Marg made an apple pie as well but I was too full to sample it. Supposedly, it was perfection. (Too bad I’ll never know because she sent the left-overs home with Noah and his wife Laura.)  We sat and chatted around the table trying to finish the gorgeous desserts and sipping on coffee.  The Beast said something to Noah about how everything their family does is sort of over-the-top and that there’s nothing “small” about them.  My mother heard this, leaned over and whispered to me, “I could have been all over that one,” in a way that a hunter might say, with a nudge of an elbow, to a fellow hunter in the woods after letting a 8 point buck get away.

Close to midnight, we said our good-byes and thanked our hosts for such a wonderful night. Driving the Beast, my mom and Russ back to our place, I remembered that when I helped clear the Thanksgiving table I noticed that everybody had left little scraps–a lone strand of spaghetti squash, a piece of turkey skin–but two plates were entirely clean, like the kind of clean where you could just put the plate back in the cupboard and nobody would be the wiser (I’ve never done that). And those plates belonged to me and my brother.

Not only do we share more DNA with each other than with anybody else, but we both have very healthy appetites. And that made me smile.

Foodie: ***1/2

Beast: ***

5 responses to “An Avuncular Thanksgiving

  1. Frankly I have never been more proud of myself, reflected back in this blog post. The beast and I did ensure your mom got a leg before we took ours though….. we’re considerate as well as handsome you know……

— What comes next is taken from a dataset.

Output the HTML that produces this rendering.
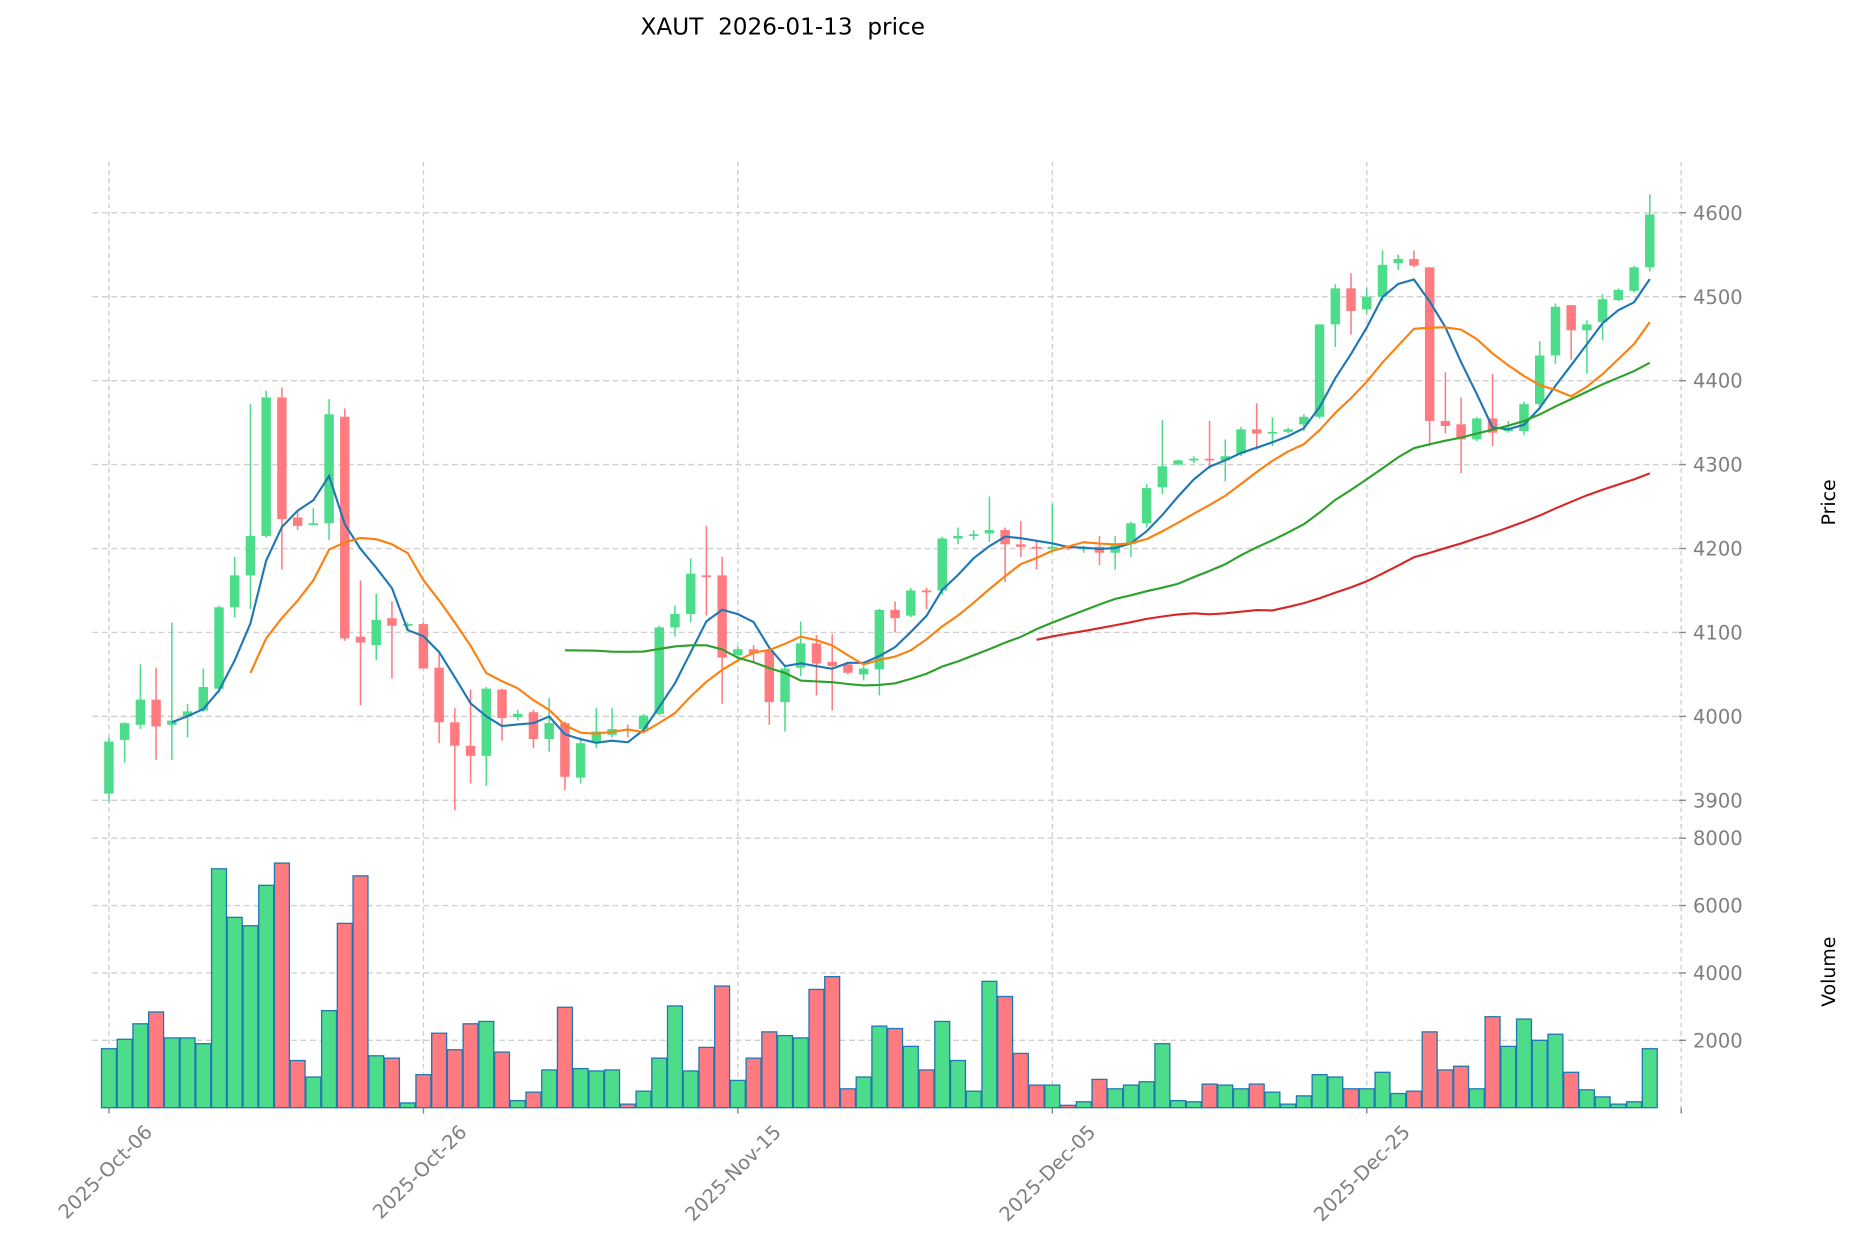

  2. If that Alan Maitland dude (now there is someone who can bring on the avuncular like nobody’s business) were to read this every year on Canadian Thanksgiving eve like he does that Shepherd story at Christmas, we could really get some momentum behind this crazy made-up holiday.

    This was perfection.

    • How lovely! Thanks Stephen™. Do you think Alec Baldwin would consider lending his voice? He did narrate The Royal Tenembaums after all, which was practically a student-made film, right?

      YES! Get your producers on it please.

  3. Wait, my producers have informed me that Alan Maitland is irrevocably unavailable for voice work. RIP, you avuncular maestro, RIP.

    What is Alec Baldwin doing these days?

  4. Almost like being there, sounded like another lovely Gadke family meal. Happy Thanksgiving!